Sometime soon, the New York State Racing and Wagering Board will render a most important judgment when it decides what to do about the licenses of jockeys Angel Cordero Jr., Jorge Velasquez, Eddie Maple, Mike Venezia, Jaime Arellano and Marco Casteneda and former riders (now trainers) Braulio Baeza, Heliodoro Gustines and Jean Cruguet.
All were accused of fixing races in New York State in the mid-'70s, during the trial of ex-jockey Con Errico, who was convicted in federal court in 1980 on a racketeering charge. Last week the New York board concluded three weeks of highly publicized and long-overdue hearings. Though the proceedings were hampered by the death in 1976 of a prospective key witness, the short memories or unlikely naïveté about ways to manipulate races of witnesses who testified, and the board's inability to call still others from outside the state, certain facts were made obvious: Nearly a score of New York races were fixed with more than a million dollars in ill-gotten "winnings" going to mob-connected gamblers. The tooth fairy didn't fix those races.

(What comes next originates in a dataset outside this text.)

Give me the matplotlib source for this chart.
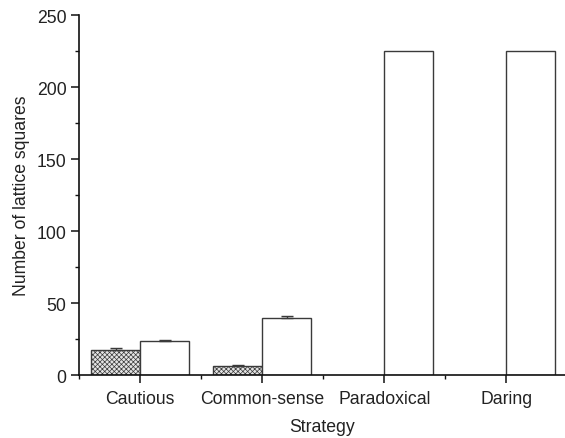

It was also obvious that if self-described "Master Fixer" Tony Ciulla had not charged in this magazine (Nov. 6, 1978) that, through intermediaries, he paid jockeys, including some of the aforementioned, to rig races. New York's racing Establishment might well have swept the suspect races under the rug.
In fact, Ciulla, who's a participant in the Federal Protected Witness Program and whose testimony in race-fixing trials in four states over the past three years has led to 62 indictments, 23 convictions and 16 guilty pleas, says he thought so little of the New York proceedings that he refused to appear at them, unless he was paid $100,000. "But these hearings are a whitewash," he told The New York Times last week. "If there's a case, the Government should be indicting people. If they don't have a case, then why is the board going through this exercise unless it wants to make a big show of being on the up and up, shaking their heads and then sweeping the whole thing away?"
Nonetheless, the racing Establishment now seems to have run out of rug. The board has the authority to revoke or suspend state racing licenses, and the hearings produced possible grounds for such action. While it's uncertain what the board will ultimately do, one thing it can't do, and maintain even a scintilla of credibility, is fail to act. Any suspensions, of course, can be contested in the courts by the jockeys and trainers. But would they be contested? The word along the backstretch is that the last thing the accused jockeys want is to have their activities scrutinized by the courts.
NAME THAT TUNE
The organizers of a recent track meet in Gateshead, England, in which the host country, Scotland, Italy and Ethiopia competed, had the best of intentions, but that hardly mattered to the Ethiopians. After a few bars of the Ethiopian national anthem were played, the 30 members of that nation's team stalked angrily off the track. Meet officials scratched their heads until they were told the reason. The anthem they had chosen was the one first played at the coronation of Emperor Haile Selassie in 1930. The Emperor was deposed by the Ethiopian military in 1974 and, not surprisingly, so was the anthem. The meet's public address announcer tried to soothe the Ethiopians' feelings by saying, "We have played the wrong national anthem and we have done the young Socialist Republic of Ethiopia a great discourtesy." After much rummaging around, another recording was found that sounded quite different, but it turned out to be an alternate version of the same anthem.
Now the announcer tried a different tack. "May we have a few moments of silence for the Socialist Republic of Ethiopia," he said. But that didn't bring the athletes back out, either.
Finally meet organizer Andy Norman entered the Ethiopians' dressing room and asked Manager Nigussie Roba, "Will you bring your team out on the track and get them to sing the anthem to us?"